Alyn Chad Edwards, product manager at the software developer Cambridge Quantum Computing, describes a volatile dynamic between new and old techniques. “We are approaching the upper bounds of what is possible using classical machines. Even the world’s largest supercomputers struggle to solve chemistry problems,” he says. “On the flip side, we are at the lower limits of quantum computing. Whilst they are misaligned in terms of readiness, what we are starting to see is some cross-pollination between the classical and quantum worlds.”
As quantum computing advances as a discipline, quantum algorithms will be imported into classical computing systems in an evolution that will take years. “We will not all of a sudden switch gears and, bang, we will have quantum computing,” Edwards says.
Christopher Savoie, CEO of Zapata Computing, a service firm whose lead product is designed to coordinate classical and quantum computing, agrees. “A lot of this is future-oriented stuff,” he says. “Quantum-inspired algorithms running on classical machines won’t handle the level of complexity that an eventual quantum computer will be able to, but you can start getting stuff done now.
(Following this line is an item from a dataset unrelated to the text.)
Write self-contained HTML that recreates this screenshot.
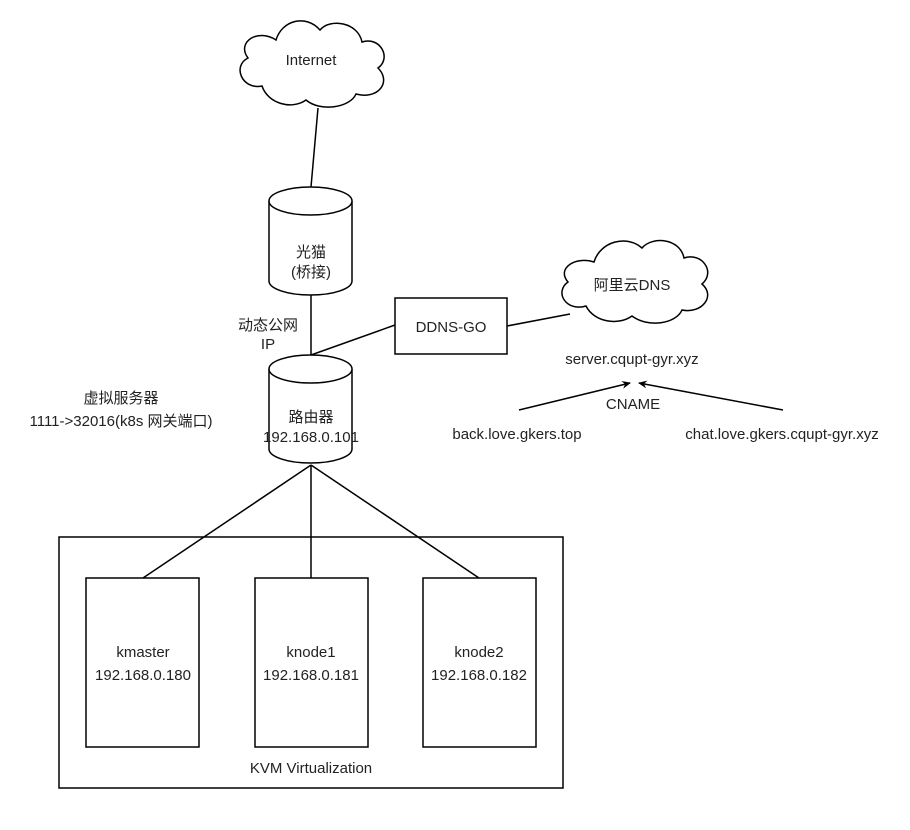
<!DOCTYPE html>
<html><head><meta charset="utf-8"><style>
html,body{margin:0;padding:0;background:#fff;}
svg text{font-family:"Liberation Sans","Noto Sans CJK SC",sans-serif;font-size:15px;fill:#222;}
</style></head><body>
<svg width="910" height="825" viewBox="0 0 910 825" xmlns="http://www.w3.org/2000/svg">
<defs><marker id="ar" markerWidth="10" markerHeight="10" refX="8" refY="5" orient="auto" markerUnits="userSpaceOnUse"><path d="M0,1 L9,5 L0,9 L3,5 Z" fill="#000"/></marker></defs>
<g fill="none" stroke="#000" stroke-width="1.5">
<!-- Internet cloud -->
<path d="M276,40 C258,28 236,42 248,58 C232,66 242,90 262,86 C268,104 292,110 306,100 C320,112 350,108 356,94 C378,100 392,82 378,68 C392,58 380,36 362,42 C358,22 330,18 320,30 C306,14 282,20 276,40 Z" fill="#fff"/>
<line x1="318" y1="108" x2="311" y2="187"/>
<!-- modem cylinder -->
<path d="M269,201 L269,281 A41.5,14 0 0 0 352,281 L352,201" fill="#fff"/>
<ellipse cx="310.5" cy="201" rx="41.5" ry="14" fill="#fff"/>
<line x1="311" y1="295" x2="311" y2="355"/>
<!-- router cylinder -->
<path d="M269,369 L269,449 A41.5,14 0 0 0 352,449 L352,369" fill="#fff"/>
<ellipse cx="310.5" cy="369" rx="41.5" ry="14" fill="#fff"/>
<line x1="311" y1="355" x2="395" y2="325"/>
<rect x="395" y="298" width="112" height="56" fill="#fff"/>
<line x1="507" y1="326" x2="570" y2="314"/>
<!-- DNS cloud -->
<path d="M594,262 C576,256 556,268 568,282 C554,292 566,312 586,306 C594,322 618,326 632,316 C648,328 676,324 682,310 C702,314 716,296 702,284 C716,272 702,252 684,258 C680,238 652,236 642,248 C626,234 600,242 594,262 Z" fill="#fff"/>
<line x1="519" y1="410" x2="630" y2="383" marker-end="url(#ar)"/>
<line x1="783" y1="410" x2="639" y2="383" marker-end="url(#ar)"/>
<!-- KVM -->
<rect x="59" y="537" width="504" height="251"/>
<line x1="311" y1="465" x2="143" y2="578"/>
<line x1="311" y1="465" x2="311" y2="578"/>
<line x1="311" y1="465" x2="479" y2="578"/>
<rect x="86" y="578" width="113" height="169" fill="#fff"/>
<rect x="255" y="578" width="113" height="169" fill="#fff"/>
<rect x="423" y="578" width="113" height="169" fill="#fff"/>
</g>
<g text-anchor="middle">
<text x="311" y="65">Internet</text>
<text x="311" y="257">光猫</text>
<text x="311" y="277">(桥接)</text>
<text x="268" y="330">动态公网</text>
<text x="268" y="349">IP</text>
<text x="311" y="422">路由器</text>
<text x="311" y="442">192.168.0.101</text>
<text x="451" y="332">DDNS-GO</text>
<text x="632" y="290">阿里云DNS</text>
<text x="632" y="364">server.cqupt-gyr.xyz</text>
<text x="633" y="409">CNAME</text>
<text x="517" y="439">back.love.gkers.top</text>
<text x="782" y="439">chat.love.gkers.cqupt-gyr.xyz</text>
<text x="121" y="403">虚拟服务器</text>
<text x="121" y="426">1111-&gt;32016(k8s 网关端口)</text>
<text x="143" y="657">kmaster</text>
<text x="143" y="680">192.168.0.180</text>
<text x="311" y="657">knode1</text>
<text x="311" y="680">192.168.0.181</text>
<text x="479" y="657">knode2</text>
<text x="479" y="680">192.168.0.182</text>
<text x="311" y="773">KVM Virtualization</text>
</g>
</svg>
</body></html>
You don’t have to sit on the sidelines waiting 5 years for that perfect quantum computer to show up.”
Managers at major drug companies, even those in the executive suite, want to be ready, Savoie says. “I think there is a realization that is beginning to emerge in the C-suite.” Top management is looking beyond the usual questions, such as return on investment, used to decide whether to commit to new technology, because it recognizes the potential for early adopters to gain critical advantage in R&D.
The C-suite may also see quantum optimization as a means of improving supply chain management. “There is an emerging recognition that this technology is going to be disruptive across all the digitalization efforts at these companies,” Savoie says.
But the talent question looms. “You can’t just take your data analytics people in the back room and convert them into quantum computer programmers overnight,” Savoie says. Companies have to consider workforce development now to be ready for a new level of computing that may not exist in practical application for several years.
Celia Merzbacher, deputy director of QED-C, says the formation of QuPharm shows the drug industry is looking ahead and preparing for the changes likely to be wrought by quantum computing. “By banding together, they are likely to create a significant market pull that accelerates the progress of hardware and software development that meets their needs,” she says. “I give them credit for being early to the table, for thinking about it, asking the questions, and paying attention.”
While many in quantum computing see small-molecule drug discovery as a likely front line in deploying the technique, Merzbacher says QED-C and software and hardware developers will be watching the drug industry closely to see what it actually does with the emerging technology.
They may be watching for quite some time, Merzbacher says, but that’s a good thing. “The pharmaceutical industry is patient,” she says, pointing to the decade or longer that it takes to advance a drug candidate from the lab to the pharmacy.
“That sort of culture is, I think, very helpful. They are not going to be the ones who develop the tools, but they have such a long pipeline that they can envision where quantum computing might intersect that pipeline in the future perhaps a little better than other sectors.”